- Born: Neenah, Wisconsin, United States
- Education: Marquette University, Medical College of Wisconsin, Lawrence University
- Occupation: Entrepreneur
- Organization: Bergstrom Automotive
- Title: Executive Chairman

= John F. Bergstrom =

American entrepreneur

John F. Bergstrom is an American entrepreneur, automotive dealer, and philanthropist. He is the co-founder and Executive Chairman of Bergstrom Automotive, a major car dealership group based in Neenah, Wisconsin.

== Early life and education ==
John Bergstrom's entrepreneurship journey began after graduating from Marquette University. Along with his brother Dick Bergstrom, he transformed a former post office site in Neenah into a small bar called The Old Post Office. He later decided to pursue the retail automotive business.

== Career ==
In 1974, John co-founded Bergstrom Automotive in Neenah. The group expanded its operations through acquisitions and opened its first store, a Chevrolet outlet, in 1982. By 2019, the business had grown to 30 dealerships and 35 brands. In 2020, Bergstrom Automotive acquired Cliff Wall Automotive's Subaru, Mazda, and Mitsubishi dealerships in Green Bay. As of 2023, it operates 40 dealership locations across Wisconsin.

== Philanthropy ==
Bergstrom has served on the boards of Associated Bank, Kimberly-Clark Corporation, WEC Energy Group, the Green Bay Packers, and the Fox Cities Performing Arts Center.

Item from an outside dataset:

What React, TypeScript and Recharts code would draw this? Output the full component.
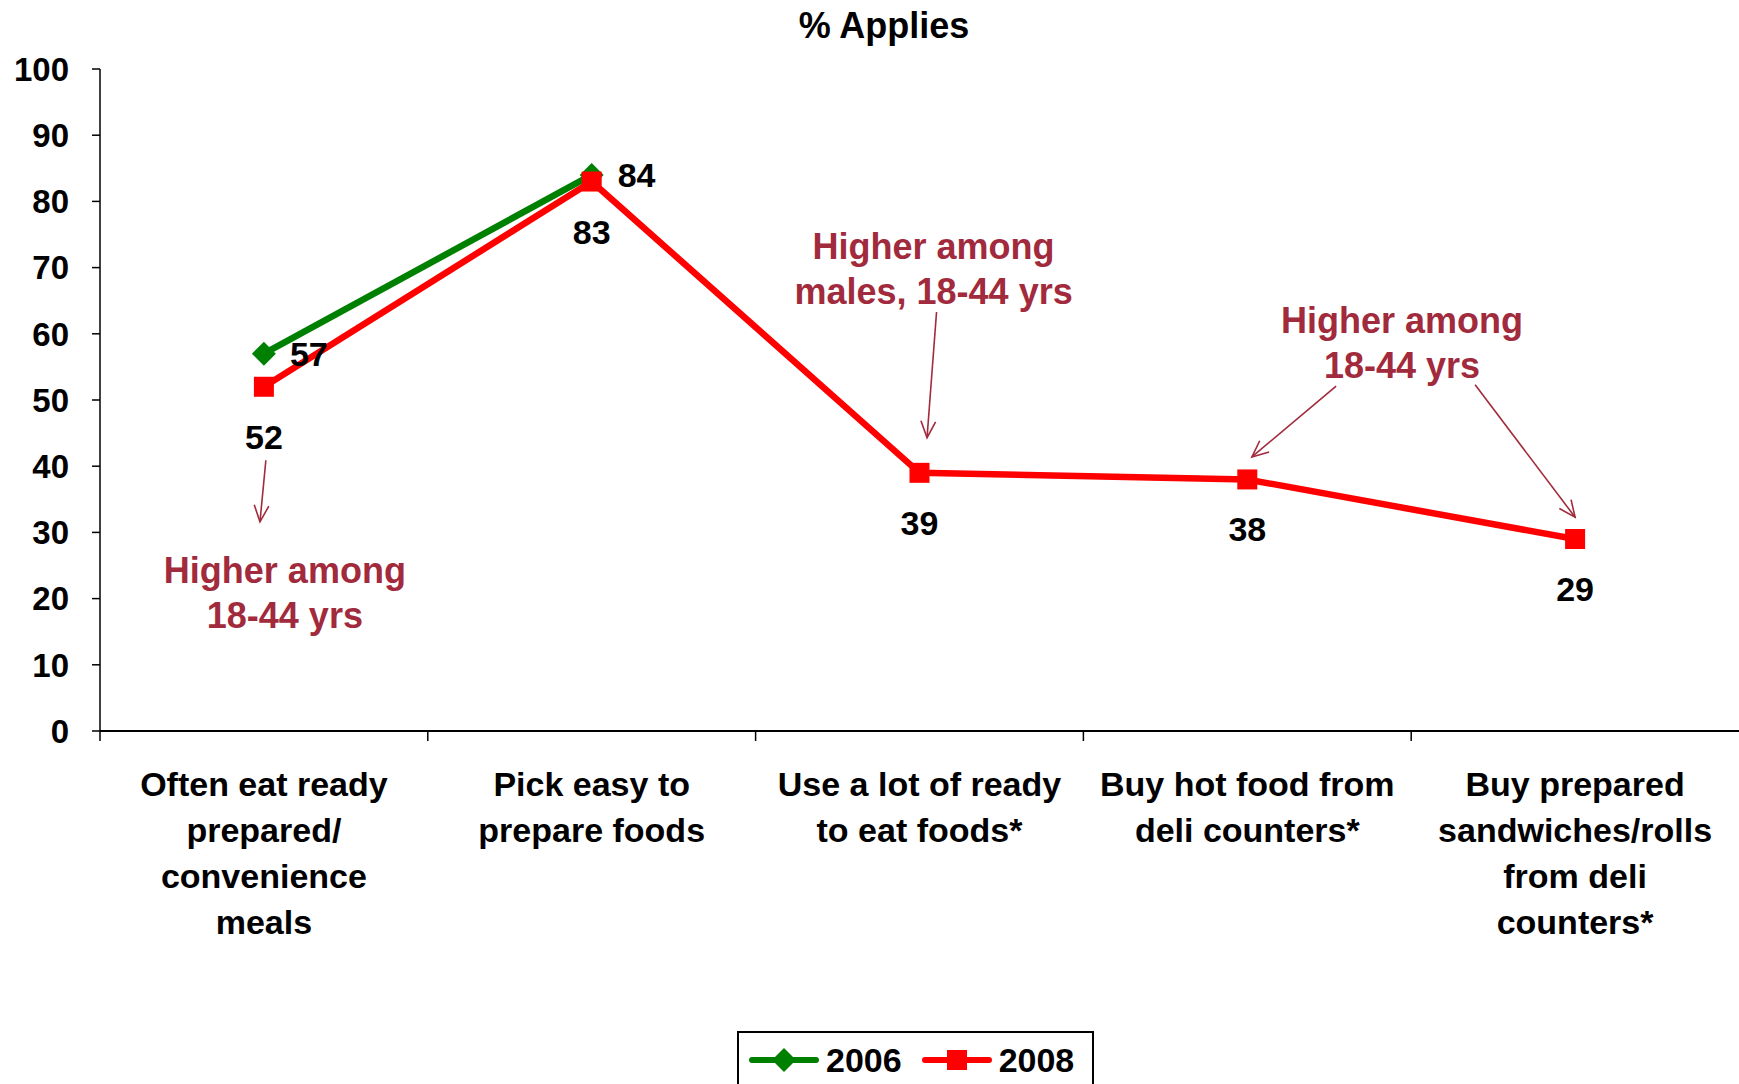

He was a member of the Marquette University Board of Trustees in the late 1990s, where he supported the School of Dentistry's initiative to construct a new facility and revise its curriculum. His involvement included advocating for state funding and operational changes to improve the school's financial stability. He received several awards from Marquette University, including the Distinguished Alumnus of the Year Award in 1988 and the All-University Alumnus of the Year Award in 2003.

Bergstrom participated in philanthropic efforts in the Fox Valley. He contributed to projects such as the Fox Cities Performing Arts Center and an outdoor skating rink in downtown Neenah. He was involved in fundraising for organizations like the Menasha Boys & Girls Club and Bubolz Nature Preserve. He led a project to create an ice rink in downtown Neenah, which was modeled after Rockefeller Center's rink.

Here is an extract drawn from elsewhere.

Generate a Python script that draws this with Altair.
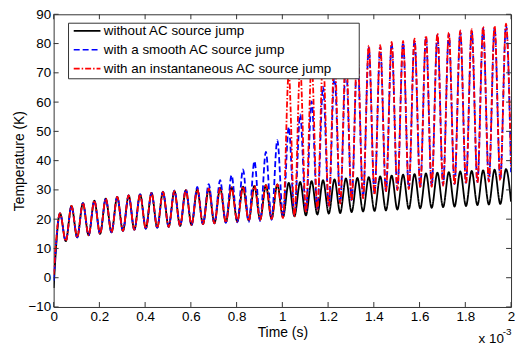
import altair as alt
import pandas as pd

# ---------------- data ----------------
SERIES = ["without AC source jump",
          "with a smooth AC source jump",
          "with an instantaneous AC source jump"]
COLORS = ["#000000", "#0000FF", "#FF0000"]
DASHES = [[1, 0], [6, 3], [6, 2, 1.5, 2]]

# time in units of 1e-3 s
start_time = 0.0
end_time = 2.0
peak_times = [0.028, 0.078, 0.128, 0.178, 0.228, 0.278, 0.328, 0.378, 0.428, 0.478,
              0.528, 0.578, 0.628, 0.678, 0.728, 0.778, 0.828, 0.878, 0.928, 0.978,
              1.028, 1.078, 1.128, 1.178, 1.228, 1.278, 1.328, 1.378, 1.428, 1.478,
              1.528, 1.578, 1.628, 1.678, 1.728, 1.778, 1.828, 1.878, 1.928, 1.978]
trough_times = [0.053, 0.103, 0.153, 0.203, 0.253, 0.303, 0.353, 0.403, 0.453, 0.503,
                0.553, 0.603, 0.653, 0.703, 0.753, 0.803, 0.853, 0.903, 0.953, 1.003,
                1.053, 1.103, 1.153, 1.203, 1.253, 1.303, 1.353, 1.403, 1.453, 1.503,
                1.553, 1.603, 1.653, 1.703, 1.753, 1.803, 1.853, 1.903, 1.953]

# without AC source jump (black)
black_start = -3.5
black_end = 26.0
black_peaks = [22.0, 24.5, 25.5, 26.3, 27.0, 27.6, 28.1, 28.5, 29.0, 29.3,
               29.6, 29.9, 30.2, 30.4, 30.7, 30.9, 31.1, 31.4, 31.6, 31.9,
               32.4, 32.7, 33.0, 33.3, 33.6, 33.9, 34.1, 34.4, 34.6, 34.9,
               35.2, 35.4, 35.6, 35.9, 36.1, 36.3, 36.5, 36.7, 36.9, 37.1]
black_troughs = [12.5, 13.8, 14.5, 15.0, 15.5, 16.0, 16.4, 16.8, 17.1, 17.4,
                 17.7, 18.0, 18.3, 18.6, 18.9, 19.2, 19.5, 19.8, 20.1, 20.7,
                 21.0, 21.3, 21.6, 21.9, 22.1, 22.4, 22.6, 22.8, 23.0, 23.3,
                 23.5, 23.7, 23.9, 24.1, 24.3, 24.5, 24.8, 25.0, 25.2]

# with a smooth AC source jump (blue)
blue_start = -1.0
blue_end = 36.0
blue_peaks = [22.0, 24.5, 25.5, 26.3, 27.0, 27.6, 28.1, 28.5, 29.0, 29.4,
              29.8, 30.3, 31.0, 32.0, 33.3, 35.0, 37.0, 39.8, 43.0, 47.0,
              51.5, 55.8, 60.2, 65.3, 69.5, 73.0, 76.0, 78.6, 78.8, 80.0,
              80.3, 81.1, 82.2, 83.0, 83.2, 84.0, 84.3, 85.2, 85.4, 86.2]
blue_troughs = [12.5, 13.8, 14.5, 15.0, 15.5, 16.0, 16.4, 16.8, 17.1, 17.4,
                17.7, 18.0, 18.3, 18.6, 18.7, 18.9, 19.0, 19.3, 19.8, 20.8,
                21.3, 22.5, 23.6, 24.6, 25.6, 26.5, 27.4, 28.6, 29.6, 30.2,
                30.6, 31.0, 31.3, 31.7, 32.0, 32.4, 32.7, 33.0, 33.4]

# with an instantaneous AC source jump (red)
red_start = 1.0
red_end = 38.0
red_peaks = [22.0, 24.5, 25.5, 26.3, 27.0, 27.6, 28.1, 28.5, 29.0, 29.3,
             29.6, 29.9, 30.2, 30.4, 30.7, 30.9, 31.1, 31.4, 31.6, 31.9,
             70.0, 72.0, 73.5, 75.0, 76.2, 77.3, 78.3, 79.3, 79.5, 80.6,
             80.9, 81.7, 82.7, 83.5, 83.8, 84.5, 84.9, 85.8, 86.0, 86.8]
red_troughs = [12.5, 13.8, 14.5, 15.0, 15.5, 16.0, 16.4, 16.8, 17.1, 17.4,
               17.7, 18.0, 18.3, 18.6, 18.9, 19.2, 19.5, 19.8, 20.1, 20.3,
               20.8, 22.2, 23.3, 24.3, 25.3, 26.2, 27.1, 28.3, 29.3, 29.9,
               30.3, 30.7, 31.0, 31.4, 31.7, 32.1, 32.4, 32.8, 33.2]

x_ticks = [0, 0.2, 0.4, 0.6, 0.8, 1.0, 1.2, 1.4, 1.6, 1.8, 2.0]
y_ticks = [-10, 0, 10, 20, 30, 40, 50, 60, 70, 80, 90]

# ---------------- build the table ----------------
rows = []
for name, s, e, pk, tr in [
    (SERIES[0], black_start, black_end, black_peaks, black_troughs),
    (SERIES[1], blue_start, blue_end, blue_peaks, blue_troughs),
    (SERIES[2], red_start, red_end, red_peaks, red_troughs),
]:
    rows.append({"series": name, "t": start_time, "T": s})
    for tt, v in zip(peak_times, pk):
        rows.append({"series": name, "t": tt, "T": v})
    for tt, v in zip(trough_times, tr):
        rows.append({"series": name, "t": tt, "T": v})
    rows.append({"series": name, "t": end_time, "T": e})
df = pd.DataFrame(rows).sort_values(["series", "t"])

W, H = 461, 295
FONT = "Liberation Sans"

xscale = alt.Scale(domain=[0, 2], nice=False, zero=False)
yscale = alt.Scale(domain=[-10, 90], nice=False, zero=False)

legend = alt.Legend(
    title=None, orient="none", legendX=15, legendY=6,
    symbolType="M-1,0H3.9", symbolSize=121, symbolStrokeWidth=1.6,
    labelFont=FONT, labelFontSize=13.5, labelColor="#000000", labelLimit=0,
    labelOffset=18, rowPadding=4, padding=4,
)

xaxis = alt.Axis(values=x_ticks, format="~g", title="Time (s)",
                 labelFont=FONT, labelFontSize=13.5, labelColor="#000000",
                 labelPadding=3, labelFlush=False, labelOverlap=False,
                 ticks=False, domain=False, grid=False,
                 titleFont=FONT, titleFontSize=14, titleFontWeight="normal",
                 titleColor="#000000", titlePadding=2)
yaxis = alt.Axis(values=y_ticks, format="d", title="Temperature (K)",
                 labelFont=FONT, labelFontSize=13.5, labelColor="#000000",
                 labelPadding=3, labelFlush=False, labelOverlap=False,
                 ticks=False, domain=False, grid=False,
                 titleFont=FONT, titleFontSize=14, titleFontWeight="normal",
                 titleColor="#000000", titlePadding=1)

layers = []
for i, s in enumerate(SERIES):
    layers.append(
        alt.Chart(df).transform_filter(alt.datum.series == s)
        .mark_line(interpolate="monotone", strokeWidth=1.8, clip=True)
        .encode(
            x=alt.X("t:Q", scale=xscale, axis=xaxis),
            y=alt.Y("T:Q", scale=yscale, axis=yaxis),
            color=alt.Color("series:N", scale=alt.Scale(domain=SERIES, range=COLORS), legend=legend),
            strokeDash=alt.StrokeDash("series:N", scale=alt.Scale(domain=SERIES, range=DASHES), legend=legend),
        )
    )

xt = pd.DataFrame({"v": x_ticks})
yt = pd.DataFrame({"v": y_ticks})
TL = 5
tick_bottom = alt.Chart(xt).mark_rule(color="#333333", strokeWidth=1).encode(
    x=alt.X("v:Q", scale=xscale, axis=xaxis), y=alt.value(H), y2=alt.value(H - TL))
tick_top = alt.Chart(xt).mark_rule(color="#333333", strokeWidth=1).encode(
    x=alt.X("v:Q", scale=xscale, axis=xaxis), y=alt.value(0), y2=alt.value(TL))
tick_left = alt.Chart(yt).mark_rule(color="#333333", strokeWidth=1).encode(
    y=alt.Y("v:Q", scale=yscale, axis=yaxis), x=alt.value(0), x2=alt.value(TL))
tick_right = alt.Chart(yt).mark_rule(color="#333333", strokeWidth=1).encode(
    y=alt.Y("v:Q", scale=yscale, axis=yaxis), x=alt.value(W), x2=alt.value(W - TL))

# legend box (white background with frame)
legend_box = alt.Chart(pd.DataFrame({"b": [0]})).mark_rect(
    fill="#FFFFFF", stroke="#333333", strokeWidth=1
).encode(x=alt.value(15), x2=alt.value(308), y=alt.value(9), y2=alt.value(65))

exp_base = alt.Chart(pd.DataFrame({"s": ["x 10"]})).mark_text(
    font=FONT, fontSize=13.5, color="#000000", align="center", baseline="middle"
).encode(text="s:N", x=alt.value(441), y=alt.value(327))
exp_pow = alt.Chart(pd.DataFrame({"s": ["-3"]})).mark_text(
    font=FONT, fontSize=10, color="#000000", align="center", baseline="middle"
).encode(text="s:N", x=alt.value(457), y=alt.value(320))

chart = alt.layer(
    *layers, tick_bottom, tick_top, tick_left, tick_right, legend_box, exp_base, exp_pow
).properties(
    width=W, height=H,
    autosize=alt.AutoSizeParams(type="none"),
    padding={"left": 46, "top": 5, "right": 5, "bottom": 39},
).configure_view(stroke="#333333", strokeWidth=1)

chart.save("out.html", embed_options={"renderer": "svg", "actions": False})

His company supported the establishment of a new Boys & Girls Club in the Fox Cities area, which resulted in him receiving the Janet Berry Volunteer of the Year Award in 2015. He purchased an elementary school property from the Neenah Joint School District and donated it to ThedaCare Regional Medical Center-Neenah.

In September 2020, Bergstrom raised funds for children with critical illnesses. On October 16, 2023, he donated 3½ acres of land for the Neenah Animal Shelter project and contributed to its capital campaign.

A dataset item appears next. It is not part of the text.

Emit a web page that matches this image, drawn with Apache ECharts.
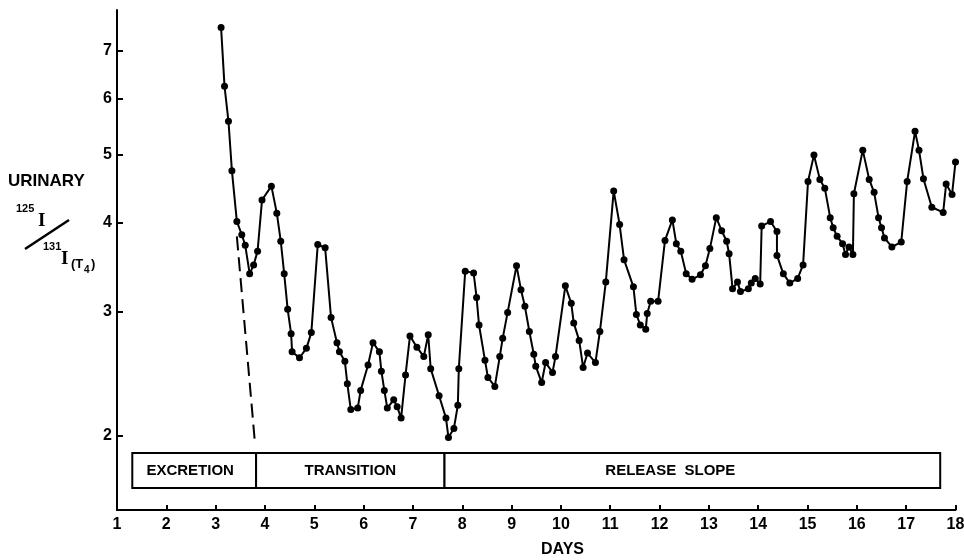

== Awards and recognition ==

- 2003: TIME Magazine's Dealer of the Year .
- 2015: Janet Berry Volunteer of the Year award.
- 2019: Glassdoor Employees' Choice Award.
- 2019: Top 100 Board Members of Fortune 500 Companies (National Association of Corporate Directors).
- 2023: Honorary doctorate from Lawrence University.
- 2023: Inducted into the Wisconsin Business Hall of Fame.
- 2023: Recognized as one of four award winners by Junior Achievement of Wisconsin at their 33rd Annual Event.